◆ **TASK BRIEF**
Transcribe the listing in full, excluding any pictures.

•••••

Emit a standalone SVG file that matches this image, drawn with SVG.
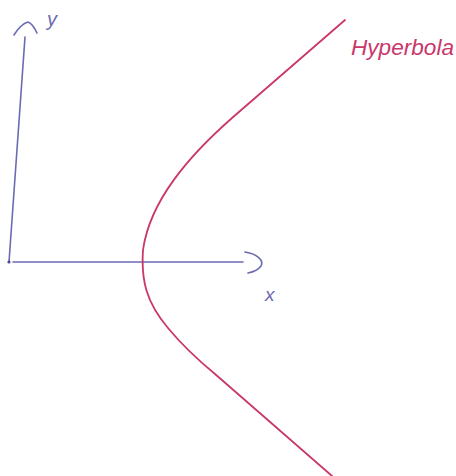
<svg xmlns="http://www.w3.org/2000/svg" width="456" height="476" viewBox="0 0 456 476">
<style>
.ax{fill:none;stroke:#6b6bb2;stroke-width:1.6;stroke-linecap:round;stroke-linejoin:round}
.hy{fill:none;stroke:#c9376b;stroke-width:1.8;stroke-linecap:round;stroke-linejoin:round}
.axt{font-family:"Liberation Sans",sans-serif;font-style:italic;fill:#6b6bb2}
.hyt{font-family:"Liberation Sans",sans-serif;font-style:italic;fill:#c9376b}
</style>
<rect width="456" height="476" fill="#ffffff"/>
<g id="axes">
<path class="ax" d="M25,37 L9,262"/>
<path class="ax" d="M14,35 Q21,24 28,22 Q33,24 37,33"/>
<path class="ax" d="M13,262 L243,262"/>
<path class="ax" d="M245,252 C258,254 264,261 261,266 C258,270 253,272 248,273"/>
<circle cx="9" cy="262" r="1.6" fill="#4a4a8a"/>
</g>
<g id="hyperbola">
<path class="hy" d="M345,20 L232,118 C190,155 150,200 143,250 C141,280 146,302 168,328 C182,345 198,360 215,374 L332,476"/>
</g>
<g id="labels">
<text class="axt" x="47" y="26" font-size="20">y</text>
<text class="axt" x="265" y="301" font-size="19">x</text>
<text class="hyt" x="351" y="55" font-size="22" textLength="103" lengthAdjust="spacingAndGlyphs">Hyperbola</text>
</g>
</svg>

•••••

◆ **RESPONSE BELOW**
Emit a standalone SVG file that matches this image, drawn with SVG.
<svg xmlns="http://www.w3.org/2000/svg" width="456" height="476" viewBox="0 0 456 476">
<style>
.ax{fill:none;stroke:#6b6bb2;stroke-width:1.6;stroke-linecap:round;stroke-linejoin:round}
.hy{fill:none;stroke:#c9376b;stroke-width:1.8;stroke-linecap:round;stroke-linejoin:round}
.axt{font-family:"Liberation Sans",sans-serif;font-style:italic;fill:#6b6bb2}
.hyt{font-family:"Liberation Sans",sans-serif;font-style:italic;fill:#c9376b}
</style>
<rect width="456" height="476" fill="#ffffff"/>
<g id="axes">
<path class="ax" d="M25,37 L9,262"/>
<path class="ax" d="M14,35 Q21,24 28,22 Q33,24 37,33"/>
<path class="ax" d="M13,262 L243,262"/>
<path class="ax" d="M245,252 C258,254 264,261 261,266 C258,270 253,272 248,273"/>
<circle cx="9" cy="262" r="1.6" fill="#4a4a8a"/>
</g>
<g id="hyperbola">
<path class="hy" d="M345,20 L232,118 C190,155 150,200 143,250 C141,280 146,302 168,328 C182,345 198,360 215,374 L332,476"/>
</g>
<g id="labels">
<text class="axt" x="47" y="26" font-size="20">y</text>
<text class="axt" x="265" y="301" font-size="19">x</text>
<text class="hyt" x="351" y="55" font-size="22" textLength="103" lengthAdjust="spacingAndGlyphs">Hyperbola</text>
</g>
</svg>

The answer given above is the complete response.